The 3-5% regression K Prateek reported on v24 is larger than the 1-vCPU
overhead here, which suggests the regression is specific to the v24
Donor Migration patches, not to the base PE infrastructure.
--- perf stat comparison (single run, 4 vCPU) ---
metric PE=1 PE=0 delta
-----------------------------------------------------------
cycles 21,606,480,478 22,026,855,018 -1.91%
instructions 14,415,921,265 14,475,061,137 -0.41%
cache-misses 202,569,745 191,711,462 +5.66% *
context-switches 56,541 59,956 -5.70%
cpu-migrations 250 306 -18.30%
sys-time (s) 6.404 6.710 -4.56%
IPC 0.667 0.657 +1.53%
The one counter that goes the wrong direction is cache-misses (+5.66% with
PE). This likely traces back to the split of rq->curr and rq->donor in
sched.h:1137-1144:
Without CONFIG_SCHED_PROXY_EXEC:
union {
struct task_struct __rcu *donor; /* occupies same cacheline slot */
struct task_struct __rcu *curr;
};
With CONFIG_SCHED_PROXY_EXEC:
struct task_struct __rcu *donor; /* two separate pointers */
struct task_struct __rcu *curr; /* → one extra pointer on hot cacheline */
This adds 8 bytes to the rq hot cacheline. The extra pointer is always
present (even when no task is blocked), making it a *static* overhead of
the PE infrastructure.
--- sched tracepoint comparison ---
event PE=1 PE=0 delta
---------------------------------------------------
sched_switch 63,789 67,782 -5.89%
sched_wakeup 61,289 63,842 -4.00%
sched_migrate_task 209 194 +7.73%
PE reduces context-switches and wakeups by ~5-6%, which is the expected
benefit: the proxy-running mechanism avoids blocking the high-priority
waiter, leading to fewer voluntary switches. This translates directly into
the observed wall-clock improvement.
--- perf record symbol breakdown (cycles:k) ---
symbol PE=1% PE=0% delta pp
-------------------------------------------------------
rep_movs_alternative 10.76 10.93 -0.17
__refill_objects_node 7.95 8.05 -0.10
_raw_spin_lock 7.61 7.66 -0.05
__skb_datagram_iter 5.25 5.28 -0.03
clear_bhb_loop 3.55 3.64 -0.09
unix_stream_read_generic 3.53 3.42 +0.11
queued_spin_lock_slowpath 1.15 1.24 -0.09
With PE enabled, queued_spin_lock_slowpath is *lower* (-0.09pp), consistent
with the cache-miss story: fewer blocked tasks means less spinlock contention.

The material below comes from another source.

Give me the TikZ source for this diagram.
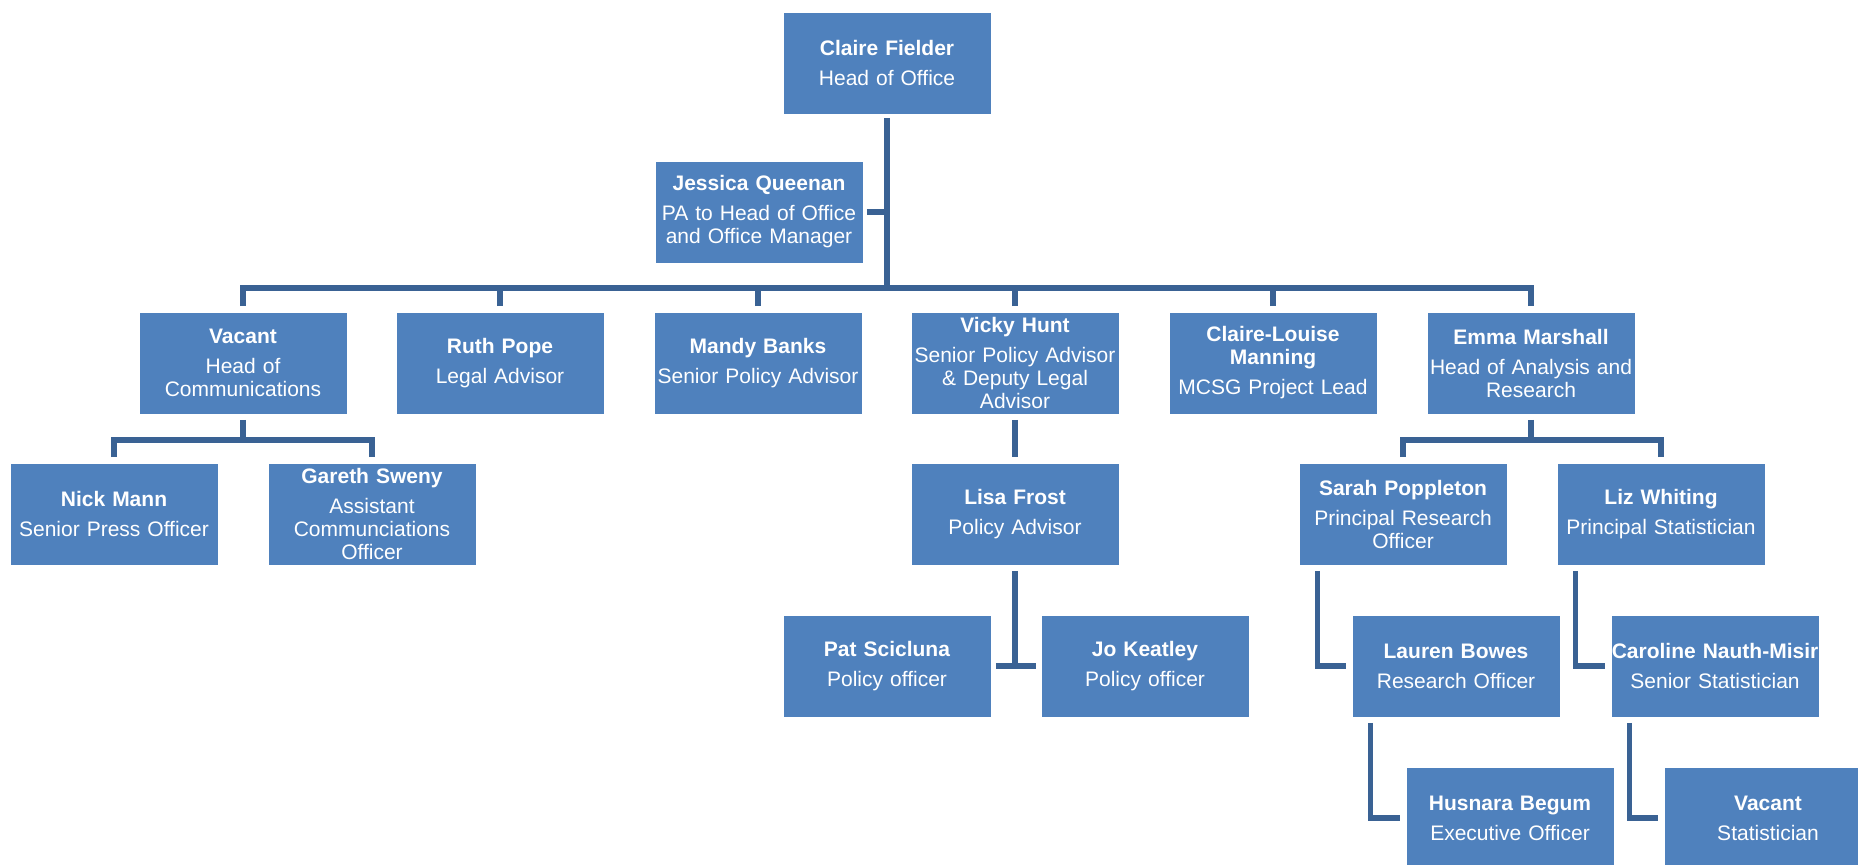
\documentclass[tikz,border=0pt]{standalone}
\usepackage{fontspec}
\setmainfont{Liberation Sans}
\usepackage{tikz}
\definecolor{postblue}{RGB}{79,129,189}
\definecolor{lineblue}{RGB}{58,98,148}
\newcommand{\post}[2]{\textbf{#1}\\[3.5pt]#2}

\begin{document}
\begin{tikzpicture}[x=0.5pt,y=-0.5pt,
  staffbox/.style={fill=postblue,text=white,text width=103.5pt,minimum height=50.5pt,
    inner xsep=0pt,inner ysep=0pt,align=center,font=\fontsize{10.5}{11.5}\selectfont},
  link/.style={draw=lineblue,line width=2.6pt}]
  \useasboundingbox (0,0) rectangle (1858,864);
  % top
  \node[staffbox] (fielder) at (887,63) {\post{Claire Fielder}{Head of Office}};
  \node[staffbox] (queenan) at (759,212) {\post{Jessica Queenan}{PA to Head of Office\\and Office Manager}};
  % second row
  \node[staffbox] (vacanthc) at (243,363) {\post{Vacant}{Head of\\Communications}};
  \node[staffbox] (pope) at (500,363) {\post{Ruth Pope}{Legal Advisor}};
  \node[staffbox] (banks) at (758,363) {\post{Mandy Banks}{Senior Policy Advisor}};
  \node[staffbox] (hunt) at (1015,363) {\post{Vicky Hunt}{Senior Policy Advisor\\\& Deputy Legal\\Advisor}};
  \node[staffbox] (manning) at (1273,363) {\textbf{Claire-Louise}\\\textbf{Manning}\\[3.5pt]MCSG Project Lead};
  \node[staffbox] (marshall) at (1531,363) {\post{Emma Marshall}{Head of Analysis and\\Research}};
  % third row
  \node[staffbox] (mann) at (114,514) {\post{Nick Mann}{Senior Press Officer}};
  \node[staffbox] (sweny) at (372,514) {\post{Gareth Sweny}{Assistant\\Communciations\\Officer}};
  \node[staffbox] (frost) at (1015,514) {\post{Lisa Frost}{Policy Advisor}};
  \node[staffbox] (poppleton) at (1403,514) {\post{Sarah Poppleton}{Principal Research\\Officer}};
  \node[staffbox] (whiting) at (1661,514) {\post{Liz Whiting}{Principal Statistician}};
  % fourth and fifth rows
  \node[staffbox] (scicluna) at (887,666) {\post{Pat Scicluna}{Policy officer}};
  \node[staffbox] (keatley) at (1145,666) {\post{Jo Keatley}{Policy officer}};
  \node[staffbox] (bowes) at (1456,666) {\post{Lauren Bowes}{Research Officer}};
  \node[staffbox] (nauth) at (1715,666) {\post{Caroline Nauth-Misir}{Senior Statistician}};
  \node[staffbox] (begum) at (1510,818) {\post{Husnara Begum}{Executive Officer}};
  \node[staffbox] (vacantst) at (1768,818) {\post{Vacant}{Statistician}};

  % connectors
  \coordinate (hub) at (887,288);
  \draw[link] ([yshift=-2pt]fielder.south) -- (hub);
  \draw[link] ([xshift=2pt]queenan.east) -- (queenan.east -| hub);
  \foreach \n in {vacanthc,pope,banks,hunt,manning,marshall} { \draw[link] ([yshift=3pt]\n.north) |- (hub); }
  \coordinate (commshub) at (243,440);
  \draw[link] ([yshift=-3pt]vacanthc.south) -- (commshub);
  \foreach \n in {mann,sweny} { \draw[link] ([yshift=3pt]\n.north) |- (commshub); }
  \draw[link] ([yshift=-3pt]hunt.south) -- ([yshift=3pt]frost.north);
  \draw[link] ([yshift=-3pt]frost.south) -- (frost.south |- scicluna.east);
  \draw[link] ([xshift=2.5pt]scicluna.east) -- ([xshift=-2.5pt]keatley.west);
  \coordinate (analysishub) at (1531,440);
  \draw[link] ([yshift=-3pt]marshall.south) -- (analysishub);
  \foreach \n in {poppleton,whiting} { \draw[link] ([yshift=3pt]\n.north) |- (analysishub); }
  \draw[link] ([xshift=9pt,yshift=-3pt]poppleton.south west) |- ([xshift=-3pt]bowes.west);
  \draw[link] ([xshift=9pt,yshift=-3pt]whiting.south west) |- ([xshift=-3pt]nauth.west);
  \draw[link] ([xshift=9pt,yshift=-3pt]bowes.south west) |- ([xshift=-3pt]begum.west);
  \draw[link] ([xshift=9pt,yshift=-3pt]nauth.south west) |- ([xshift=-3pt]vacantst.west);
\end{tikzpicture}
\end{document}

The small increase in cache-misses (from the larger rq struct) does not
outweigh the scheduling benefit.
--- Summary ---
On upstream 7.0-rc2 with base PE infrastructure (no v24 patches), PE:
- Improves wall-clock by ~4% on 4-core workload
- Reduces context-switches by ~6%
- Adds ~6% cache-miss overhead (from rq->donor/curr split)

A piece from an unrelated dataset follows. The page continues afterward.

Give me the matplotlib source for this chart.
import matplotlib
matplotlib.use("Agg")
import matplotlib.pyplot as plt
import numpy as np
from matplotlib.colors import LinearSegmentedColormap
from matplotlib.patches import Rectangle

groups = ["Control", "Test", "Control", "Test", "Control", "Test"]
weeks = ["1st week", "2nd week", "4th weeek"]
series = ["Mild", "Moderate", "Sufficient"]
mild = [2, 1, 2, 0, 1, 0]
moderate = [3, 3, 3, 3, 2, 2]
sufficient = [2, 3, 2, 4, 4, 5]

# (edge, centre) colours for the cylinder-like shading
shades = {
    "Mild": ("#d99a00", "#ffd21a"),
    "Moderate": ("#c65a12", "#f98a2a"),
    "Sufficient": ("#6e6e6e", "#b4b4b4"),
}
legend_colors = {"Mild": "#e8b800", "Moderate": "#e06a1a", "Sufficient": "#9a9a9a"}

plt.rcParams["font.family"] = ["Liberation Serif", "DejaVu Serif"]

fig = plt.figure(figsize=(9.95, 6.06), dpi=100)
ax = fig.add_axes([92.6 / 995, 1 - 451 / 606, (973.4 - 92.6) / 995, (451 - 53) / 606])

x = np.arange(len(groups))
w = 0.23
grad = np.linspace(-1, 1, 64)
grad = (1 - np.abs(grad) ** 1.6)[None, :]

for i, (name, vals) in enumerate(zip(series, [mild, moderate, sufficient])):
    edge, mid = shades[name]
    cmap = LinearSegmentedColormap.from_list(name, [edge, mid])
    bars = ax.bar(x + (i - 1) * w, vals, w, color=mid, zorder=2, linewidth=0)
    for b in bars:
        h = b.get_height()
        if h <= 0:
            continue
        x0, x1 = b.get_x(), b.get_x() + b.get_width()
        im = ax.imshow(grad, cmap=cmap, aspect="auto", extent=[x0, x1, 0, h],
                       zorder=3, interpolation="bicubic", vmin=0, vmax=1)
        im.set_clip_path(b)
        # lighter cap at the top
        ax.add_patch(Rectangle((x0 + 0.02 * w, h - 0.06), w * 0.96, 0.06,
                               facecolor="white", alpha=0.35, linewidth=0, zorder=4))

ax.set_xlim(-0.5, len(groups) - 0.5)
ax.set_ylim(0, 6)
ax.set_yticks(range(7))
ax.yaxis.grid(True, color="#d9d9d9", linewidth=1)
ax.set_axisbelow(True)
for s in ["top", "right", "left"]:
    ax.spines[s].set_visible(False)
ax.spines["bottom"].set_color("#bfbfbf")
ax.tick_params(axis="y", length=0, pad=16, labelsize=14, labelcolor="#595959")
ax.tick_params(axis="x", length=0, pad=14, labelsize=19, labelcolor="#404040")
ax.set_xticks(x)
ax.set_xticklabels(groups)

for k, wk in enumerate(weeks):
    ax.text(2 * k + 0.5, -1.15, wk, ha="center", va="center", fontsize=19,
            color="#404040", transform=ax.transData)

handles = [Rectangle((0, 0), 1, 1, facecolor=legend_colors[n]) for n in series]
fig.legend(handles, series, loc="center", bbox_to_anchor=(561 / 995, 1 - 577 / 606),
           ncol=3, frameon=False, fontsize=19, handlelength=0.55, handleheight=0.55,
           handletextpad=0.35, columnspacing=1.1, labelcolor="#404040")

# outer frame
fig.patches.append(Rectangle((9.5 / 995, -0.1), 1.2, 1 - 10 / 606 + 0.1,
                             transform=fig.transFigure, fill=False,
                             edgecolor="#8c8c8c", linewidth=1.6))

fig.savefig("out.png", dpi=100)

- Has negligible __schedule path overhead
The 3-5% regression K Prateek identified is therefore specific to the
v24 Donor Migration patches, not to the upstream PE base. This suggests
the regression source is in one of:
- proxy_migrate_task() cross-CPU donor migration overhead (patch 6)
- the PROXY_WAKING state machinery (patch 3/9)

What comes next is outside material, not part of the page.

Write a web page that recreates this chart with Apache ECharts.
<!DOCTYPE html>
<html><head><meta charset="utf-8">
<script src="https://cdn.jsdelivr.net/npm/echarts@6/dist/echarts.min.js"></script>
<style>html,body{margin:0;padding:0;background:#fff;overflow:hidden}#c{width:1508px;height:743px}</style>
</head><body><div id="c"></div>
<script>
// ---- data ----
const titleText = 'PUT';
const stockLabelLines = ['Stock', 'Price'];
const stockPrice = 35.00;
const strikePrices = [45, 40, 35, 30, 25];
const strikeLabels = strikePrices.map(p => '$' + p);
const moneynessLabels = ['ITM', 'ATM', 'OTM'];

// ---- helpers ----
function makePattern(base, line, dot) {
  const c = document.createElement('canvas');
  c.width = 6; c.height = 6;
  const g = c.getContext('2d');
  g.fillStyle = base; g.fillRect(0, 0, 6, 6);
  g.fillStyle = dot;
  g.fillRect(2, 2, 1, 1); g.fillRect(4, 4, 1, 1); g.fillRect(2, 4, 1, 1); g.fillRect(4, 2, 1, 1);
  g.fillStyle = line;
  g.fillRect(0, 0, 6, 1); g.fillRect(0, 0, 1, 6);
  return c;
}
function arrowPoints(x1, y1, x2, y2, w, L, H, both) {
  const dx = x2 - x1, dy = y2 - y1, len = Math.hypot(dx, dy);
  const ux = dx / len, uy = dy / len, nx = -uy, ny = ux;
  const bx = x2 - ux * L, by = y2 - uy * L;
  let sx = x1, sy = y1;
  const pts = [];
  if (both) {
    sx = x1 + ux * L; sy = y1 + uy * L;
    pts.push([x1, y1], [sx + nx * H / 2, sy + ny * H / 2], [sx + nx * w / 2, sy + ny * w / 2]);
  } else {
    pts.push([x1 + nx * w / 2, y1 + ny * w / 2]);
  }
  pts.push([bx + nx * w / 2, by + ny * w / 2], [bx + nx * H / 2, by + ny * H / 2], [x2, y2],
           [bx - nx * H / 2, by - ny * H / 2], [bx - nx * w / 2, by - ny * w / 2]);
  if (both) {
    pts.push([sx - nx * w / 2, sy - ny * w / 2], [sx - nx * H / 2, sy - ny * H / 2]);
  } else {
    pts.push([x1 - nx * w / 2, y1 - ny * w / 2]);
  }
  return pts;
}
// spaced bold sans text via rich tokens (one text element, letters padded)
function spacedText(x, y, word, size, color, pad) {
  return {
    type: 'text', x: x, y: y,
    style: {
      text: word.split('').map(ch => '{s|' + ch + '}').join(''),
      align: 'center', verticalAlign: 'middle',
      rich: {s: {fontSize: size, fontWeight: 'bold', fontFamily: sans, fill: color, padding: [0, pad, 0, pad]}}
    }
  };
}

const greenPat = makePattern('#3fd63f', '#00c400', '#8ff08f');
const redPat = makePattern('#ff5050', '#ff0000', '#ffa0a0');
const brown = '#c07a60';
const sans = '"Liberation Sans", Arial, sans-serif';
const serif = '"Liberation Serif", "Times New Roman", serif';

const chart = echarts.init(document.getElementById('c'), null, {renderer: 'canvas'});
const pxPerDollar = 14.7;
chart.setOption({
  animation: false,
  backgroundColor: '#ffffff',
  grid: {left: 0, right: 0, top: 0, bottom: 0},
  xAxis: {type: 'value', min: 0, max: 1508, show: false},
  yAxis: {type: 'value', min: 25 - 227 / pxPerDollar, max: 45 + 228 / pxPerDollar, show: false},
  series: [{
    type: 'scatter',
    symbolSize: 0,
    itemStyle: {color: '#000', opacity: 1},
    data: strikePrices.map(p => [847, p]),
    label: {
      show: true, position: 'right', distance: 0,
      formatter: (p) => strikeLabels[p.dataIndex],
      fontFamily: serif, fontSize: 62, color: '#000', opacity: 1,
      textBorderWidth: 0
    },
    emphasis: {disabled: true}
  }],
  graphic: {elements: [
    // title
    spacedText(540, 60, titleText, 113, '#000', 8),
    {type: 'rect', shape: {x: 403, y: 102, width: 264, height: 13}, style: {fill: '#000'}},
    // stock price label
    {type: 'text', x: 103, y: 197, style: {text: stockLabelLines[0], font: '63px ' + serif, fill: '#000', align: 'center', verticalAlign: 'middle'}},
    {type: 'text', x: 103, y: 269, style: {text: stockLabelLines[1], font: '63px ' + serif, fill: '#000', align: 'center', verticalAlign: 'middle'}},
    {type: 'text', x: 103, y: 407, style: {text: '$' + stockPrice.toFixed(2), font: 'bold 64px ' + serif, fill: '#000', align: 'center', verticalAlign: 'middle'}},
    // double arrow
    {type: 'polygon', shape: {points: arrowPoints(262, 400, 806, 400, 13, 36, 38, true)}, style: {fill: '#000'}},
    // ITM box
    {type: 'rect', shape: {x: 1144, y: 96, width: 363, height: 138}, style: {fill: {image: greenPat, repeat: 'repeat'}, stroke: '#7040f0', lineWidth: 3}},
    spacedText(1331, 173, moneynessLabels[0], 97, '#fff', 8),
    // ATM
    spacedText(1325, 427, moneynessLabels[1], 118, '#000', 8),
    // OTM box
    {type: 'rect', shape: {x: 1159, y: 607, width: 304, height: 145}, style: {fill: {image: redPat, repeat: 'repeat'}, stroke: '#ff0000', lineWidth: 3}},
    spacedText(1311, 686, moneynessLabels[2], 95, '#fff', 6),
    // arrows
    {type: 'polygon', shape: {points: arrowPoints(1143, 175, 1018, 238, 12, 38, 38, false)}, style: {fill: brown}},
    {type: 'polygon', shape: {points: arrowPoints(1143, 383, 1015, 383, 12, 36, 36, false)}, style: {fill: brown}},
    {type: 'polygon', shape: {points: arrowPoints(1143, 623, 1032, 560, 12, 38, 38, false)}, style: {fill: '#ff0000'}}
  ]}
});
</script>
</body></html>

- pick_again loop changes in pick_next_task() (patches 4/5/7)
The rq->donor cacheline overhead (sched.h:1137) is a static cost worth
noting for the long-term, but it does not cause the v24 regression.
Signed-off-by: zhidao su <suzhidao@xiaomi.com>
reply other threads:[~2026-03-09 6:47 UTC|newest]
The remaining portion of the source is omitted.